You woke up this morning, all fired up to go to the gym—for the first time in ages—and you really meant to go, you truly did. But then your phone buzzed before you even got out of bed, and it was a friend texting with a delicious tidbit of gossip. Of course you had to respond—back and forth for about 10 minutes. And since your phone was in hand, it only made sense to check Facebook to see what else was going on in the world, which led you to a friend’s Instagram profile and suddenly, those 40 minutes that you’d dedicated to gym-going had been eaten up by all those little apps on your smartphone. Whoops.

Familiar scenario? According to a new study published in the International Journal of Behavioral Nutrition and Physical Activity, those of us who are glued to our phones 24/7 get less exercise and are in worse physical shape those who use their phones infrequently during the day. Yep, looks like our trusty, go-everywhere gadgets that we can’t live without are making us fat and lazy.

Unlike all of the other evil, sedentary devices before cell phones—TVs, video games and computers—you'd think their portability would encourage movement and on-the-go activity. But the oh-so-tempting lure of having Pinterest, Twitter, Instagram, Etsy, Angry Birds and every other diversion at our fingertips seems to have had the opposite effect for the most dedicated of users—causing us to sit, tap, type and stare.

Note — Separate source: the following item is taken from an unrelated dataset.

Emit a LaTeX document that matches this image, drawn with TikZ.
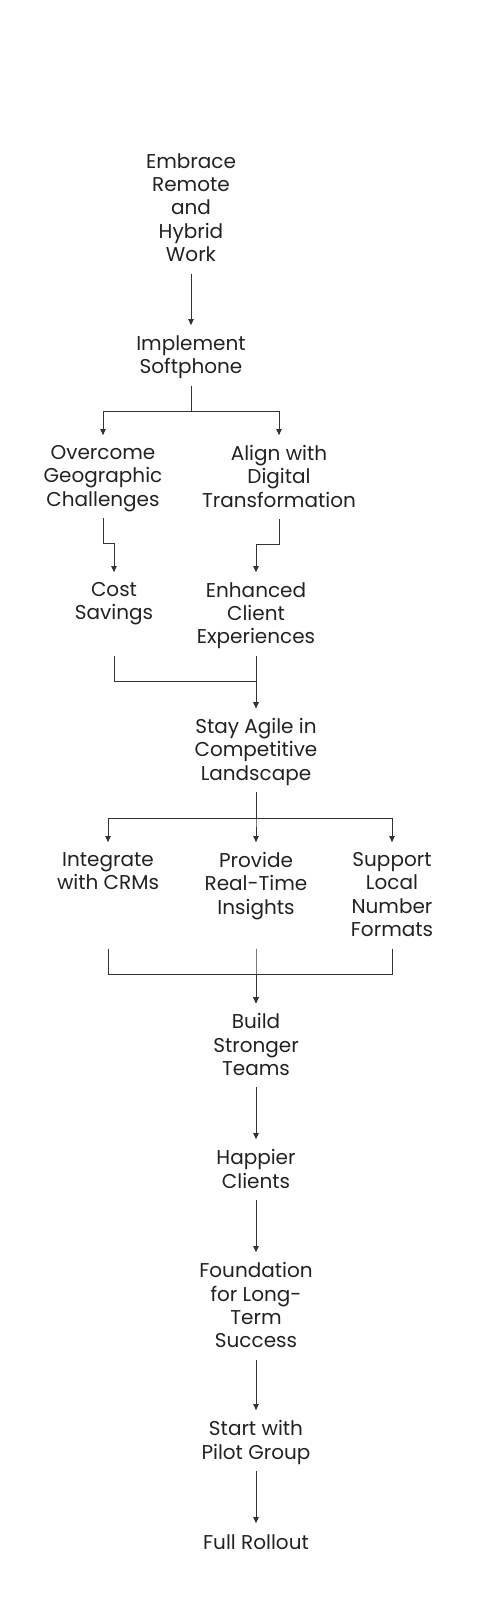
\documentclass[tikz,border=0pt]{standalone}
\usepackage{fontspec}
\setmainfont{Poppins}
\usetikzlibrary{arrows.meta}
\definecolor{ink}{HTML}{333333}
\definecolor{inktext}{HTML}{222222}
\begin{document}
\begin{tikzpicture}[x=0.75pt,y=0.75pt,
    box/.style={anchor=north,align=center,inner xsep=0pt,inner ysep=3.5pt,text=inktext,
        font=\fontsize{15}{17.5}\selectfont,execute at begin node=\strut,execute at end node=\strut},
    link/.style={draw=ink,line width=0.75pt,-{Triangle[length=4.5pt,width=4pt]},shorten >=4pt}]
    \useasboundingbox (0,0) rectangle (477,-1600);
    \node[box] (emb) at (191,-148.5) {Embrace\\Remote\\and\\Hybrid\\Work};
    \node[box] (impl) at (191,-330.5) {Implement\\Softphone};
    \node[box] (over) at (103,-440.5) {Overcome\\Geographic\\Challenges};
    \node[box] (align) at (279,-440.5) {Align with\\Digital\\Transformation};
    \node[box] (cost) at (114,-577.5) {Cost\\Savings};
    \node[box] (enh) at (256,-577.5) {Enhanced\\Client\\Experiences};
    \node[box] (agile) at (256,-713.5) {Stay Agile in\\Competitive\\Landscape};
    \node[box] (integ) at (108,-847.5) {Integrate\\with CRMs};
    \node[box] (prov) at (256,-847.5) {Provide\\Real-Time\\Insights};
    \node[box] (supp) at (392,-847.5) {Support\\Local\\Number\\Formats};
    \node[box] (build) at (256,-1008.5) {Build\\Stronger\\Teams};
    \node[box] (happy) at (256,-1144.5) {Happier\\Clients};
    \node[box] (found) at (256,-1257.5) {Foundation\\for Long-\\Term\\Success};
    \node[box] (pilot) at (256,-1415.5) {Start with\\Pilot Group};
    \node[box] (full) at (256,-1528.5) {Full Rollout};
    \draw[link] (emb.south) -- (impl.north);
    \draw[link] (impl.south) -- ++(0,-26) -| (over.north);
    \draw[link] (impl.south) -- ++(0,-26) -| (align.north);
    \draw[link] (over.south) -- ++(0,-25) -| (cost.north);
    \draw[link] (align.south) -- ++(0,-25) -| (enh.north);
    \draw[link] (cost.south |- enh.south) -- ++(0,-26) -| (agile.north);
    \draw[link] (enh.south) -- (agile.north);
    \draw[link] (agile.south) -- ++(0,-26) -| (integ.north);
    \draw[link] (agile.south) -- ++(0,-26) -| (prov.north);
    \draw[link] (agile.south) -- ++(0,-26) -| (supp.north);
    \draw[link] (integ.south |- supp.south) -- ++(0,-26) -| (build.north);
    \draw[link] (prov.south |- supp.south) -- ++(0,-26) -| (build.north);
    \draw[link] (supp.south) -- ++(0,-26) -| (build.north);
    \draw[link] (build.south) -- (happy.north);
    \draw[link] (happy.south) -- (found.north);
    \draw[link] (found.south) -- (pilot.north);
    \draw[link] (pilot.south) -- (full.north);
\end{tikzpicture}
\end{document}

The study of 300 students at Kent State University was broken up into three groups; low-frequency users (logged 90 mintues of use a day); moderate users (average of 5 hours phone time a day); and heavy users (spending up to 14 hours a day on their phones). Where do you fall?

After surveying users about their physical activity, researchers measured their fitness levels by having them run on a treadmill till exhaustion, as well as measuring their body fat. As expected, those who used their phones the most were in the worst physical shape.

Some students even reported that certain phones were more of a time suck than others. One interview subject said: "Now that I have switched to the iPhone, I would say it definitely decreases my physical activity because before I just had a Blackberry, so I didn't have much stuff on it. But now, if I'm bored, I can just download whatever I want. I really cannot get bored using it. Before I would always get bored and I would have to find something else to do and that would involve like going somewhere or playing sports or doing something."

Our transition into the tubby WALL-E humans who travel everywhere by conveyor belt will soon be complete. Aren’t we lucky for all this convenient technology? Hopefully by then they’ll have invented something that works out our muscles for us, too.